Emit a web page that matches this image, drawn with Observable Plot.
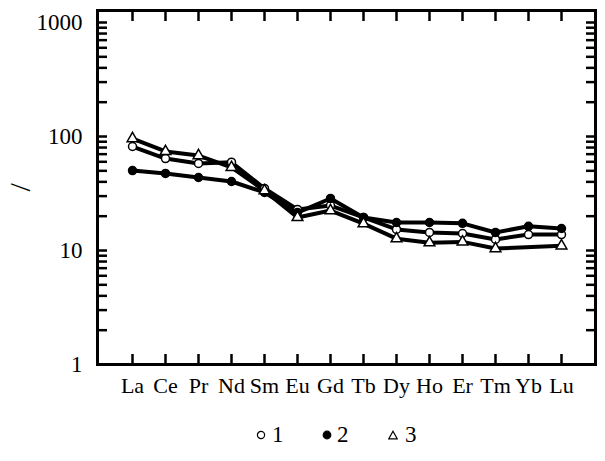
<!DOCTYPE html>
<html>
<head>
<meta charset="utf-8">
<style>
  * { font-family: "Liberation Serif", "Times New Roman", Tinos, serif !important; }
  html, body { margin: 0; padding: 0; background: #fff; }
</style>
<script src="https://cdn.jsdelivr.net/npm/d3@7"></script>
<script src="https://cdn.jsdelivr.net/npm/@observablehq/plot@0.6"></script>
</head>
<body>
<div id="chart" style="width:605px;height:400px;"></div>
<div id="legend" style="display:flex;align-items:center;font-size:23px;margin-top:22px;padding-left:256px;">
  <span style="display:flex;align-items:center;width:66px;"><svg width="10" height="10" style="margin-right:6px"><circle cx="5" cy="5" r="3.6" fill="white" stroke="black" stroke-width="1.2"/></svg><span>1</span></span>
  <span style="display:flex;align-items:center;width:66px;"><svg width="10" height="10" style="margin-right:5px"><circle cx="5" cy="5" r="3.8" fill="black" stroke="black" stroke-width="1.2"/></svg><span>2</span></span>
  <span style="display:flex;align-items:center;width:66px;"><svg width="10" height="10" style="margin-right:7px"><path d="M5,1.2 L9.2,8.8 L0.8,8.8 Z" fill="white" stroke="black" stroke-width="1.2"/></svg><span>3</span></span>
</div>
<script>
const elements = ["La","Ce","Pr","Nd","Sm","Eu","Gd","Tb","Dy","Ho","Er","Tm","Yb","Lu"];
const seriesNames = ["1","2","3"];
const series1 = [81.7, 64, 58, 59.5, 35, 22.9, 24.8, 19.5, 15.3, 14.4, 14.1, 12.5, 13.8, 13.8];
const series2 = [50.3, 47.4, 43.7, 40.3, 32.3, 21.5, 28.6, 19.5, 17.6, 17.6, 17.3, 14.4, 16.3, 15.6];
const series3 = [96, 73.9, 68, 53.5, 33.5, 19.5, 22.4, 17.2, 12.7, 11.7, 11.9, 10.4, null, 11];
const yMajor = [1, 10, 100, 1000];
const yLabel = "/";

const allSeries = [series1, series2, series3];
const data = [];
allSeries.forEach((vals, i) => {
  vals.forEach((v, j) => {
    if (v != null) data.push({series: seriesNames[i], el: elements[j], v});
  });
});
const yMinor = [];
for (const d of [1, 10, 100]) for (let k = 1; k <= 9; k++) yMinor.push(d * k);
yMinor.push(1000);

const font = "Times New Roman";
const symbolRange = ["circle", "circle", "triangle"];
const fillRange = ["white", "black", "white"];

const chart = Plot.plot({
  width: 605,
  height: 400,
  marginLeft: 97,
  marginRight: 10,
  marginTop: 10,
  marginBottom: 36,
  x: {type: "point", domain: elements, padding: 1, axis: null},
  y: {type: "log", domain: [1, 1000], range: [364, 22], axis: null},
  symbol: {domain: seriesNames, range: symbolRange},
  marks: [
    Plot.axisY(yMinor, {anchor: "left", tickSize: -10, strokeWidth: 2.5, text: null, label: null}),
    Plot.axisY(yMinor, {anchor: "right", tickSize: -10, strokeWidth: 2.5, text: null, label: null}),
    Plot.axisY(yMajor, {anchor: "left", tickSize: 0, tickPadding: 15, fontSize: 23, fontFamily: font, fill: "black", tickFormat: d => String(d), label: null}),
    Plot.text([yLabel], {text: d => d, frameAnchor: "left", rotate: -90, dx: -77, dy: 4, fontSize: 30, fontFamily: font, fill: "black"}),
    Plot.axisX({anchor: "bottom", tickSize: -10, strokeWidth: 2.5, text: null, label: null}),
    Plot.axisX({anchor: "top", tickSize: -10, strokeWidth: 2.5, text: null, label: null}),
    Plot.axisX({anchor: "bottom", tickSize: 0, tickPadding: 13, fontSize: 22, fontFamily: font, fill: "black", label: null}),
    Plot.frame({stroke: "black", strokeWidth: 3}),
    Plot.line(data, {x: "el", y: "v", z: "series", stroke: "black", strokeWidth: 4}),
    Plot.dot(data, {x: "el", y: "v", symbol: "series", r: 4, stroke: "black", strokeWidth: 1.5,
      fill: d => fillRange[seriesNames.indexOf(d.series)]})
  ]
});
document.getElementById("chart").appendChild(chart);
</script>
</body>
</html>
:::::
• _GIVEN TASK_:
Quote the full listing above word for word; exclude every picture from the copy.

• _ANSWER FOR THIS EXERCISE_:
Emit a web page that matches this image, drawn with Observable Plot.
<!DOCTYPE html>
<html>
<head>
<meta charset="utf-8">
<style>
  * { font-family: "Liberation Serif", "Times New Roman", Tinos, serif !important; }
  html, body { margin: 0; padding: 0; background: #fff; }
</style>
<script src="https://cdn.jsdelivr.net/npm/d3@7"></script>
<script src="https://cdn.jsdelivr.net/npm/@observablehq/plot@0.6"></script>
</head>
<body>
<div id="chart" style="width:605px;height:400px;"></div>
<div id="legend" style="display:flex;align-items:center;font-size:23px;margin-top:22px;padding-left:256px;">
  <span style="display:flex;align-items:center;width:66px;"><svg width="10" height="10" style="margin-right:6px"><circle cx="5" cy="5" r="3.6" fill="white" stroke="black" stroke-width="1.2"/></svg><span>1</span></span>
  <span style="display:flex;align-items:center;width:66px;"><svg width="10" height="10" style="margin-right:5px"><circle cx="5" cy="5" r="3.8" fill="black" stroke="black" stroke-width="1.2"/></svg><span>2</span></span>
  <span style="display:flex;align-items:center;width:66px;"><svg width="10" height="10" style="margin-right:7px"><path d="M5,1.2 L9.2,8.8 L0.8,8.8 Z" fill="white" stroke="black" stroke-width="1.2"/></svg><span>3</span></span>
</div>
<script>
const elements = ["La","Ce","Pr","Nd","Sm","Eu","Gd","Tb","Dy","Ho","Er","Tm","Yb","Lu"];
const seriesNames = ["1","2","3"];
const series1 = [81.7, 64, 58, 59.5, 35, 22.9, 24.8, 19.5, 15.3, 14.4, 14.1, 12.5, 13.8, 13.8];
const series2 = [50.3, 47.4, 43.7, 40.3, 32.3, 21.5, 28.6, 19.5, 17.6, 17.6, 17.3, 14.4, 16.3, 15.6];
const series3 = [96, 73.9, 68, 53.5, 33.5, 19.5, 22.4, 17.2, 12.7, 11.7, 11.9, 10.4, null, 11];
const yMajor = [1, 10, 100, 1000];
const yLabel = "/";

const allSeries = [series1, series2, series3];
const data = [];
allSeries.forEach((vals, i) => {
  vals.forEach((v, j) => {
    if (v != null) data.push({series: seriesNames[i], el: elements[j], v});
  });
});
const yMinor = [];
for (const d of [1, 10, 100]) for (let k = 1; k <= 9; k++) yMinor.push(d * k);
yMinor.push(1000);

const font = "Times New Roman";
const symbolRange = ["circle", "circle", "triangle"];
const fillRange = ["white", "black", "white"];

const chart = Plot.plot({
  width: 605,
  height: 400,
  marginLeft: 97,
  marginRight: 10,
  marginTop: 10,
  marginBottom: 36,
  x: {type: "point", domain: elements, padding: 1, axis: null},
  y: {type: "log", domain: [1, 1000], range: [364, 22], axis: null},
  symbol: {domain: seriesNames, range: symbolRange},
  marks: [
    Plot.axisY(yMinor, {anchor: "left", tickSize: -10, strokeWidth: 2.5, text: null, label: null}),
    Plot.axisY(yMinor, {anchor: "right", tickSize: -10, strokeWidth: 2.5, text: null, label: null}),
    Plot.axisY(yMajor, {anchor: "left", tickSize: 0, tickPadding: 15, fontSize: 23, fontFamily: font, fill: "black", tickFormat: d => String(d), label: null}),
    Plot.text([yLabel], {text: d => d, frameAnchor: "left", rotate: -90, dx: -77, dy: 4, fontSize: 30, fontFamily: font, fill: "black"}),
    Plot.axisX({anchor: "bottom", tickSize: -10, strokeWidth: 2.5, text: null, label: null}),
    Plot.axisX({anchor: "top", tickSize: -10, strokeWidth: 2.5, text: null, label: null}),
    Plot.axisX({anchor: "bottom", tickSize: 0, tickPadding: 13, fontSize: 22, fontFamily: font, fill: "black", label: null}),
    Plot.frame({stroke: "black", strokeWidth: 3}),
    Plot.line(data, {x: "el", y: "v", z: "series", stroke: "black", strokeWidth: 4}),
    Plot.dot(data, {x: "el", y: "v", symbol: "series", r: 4, stroke: "black", strokeWidth: 1.5,
      fill: d => fillRange[seriesNames.indexOf(d.series)]})
  ]
});
document.getElementById("chart").appendChild(chart);
</script>
</body>
</html>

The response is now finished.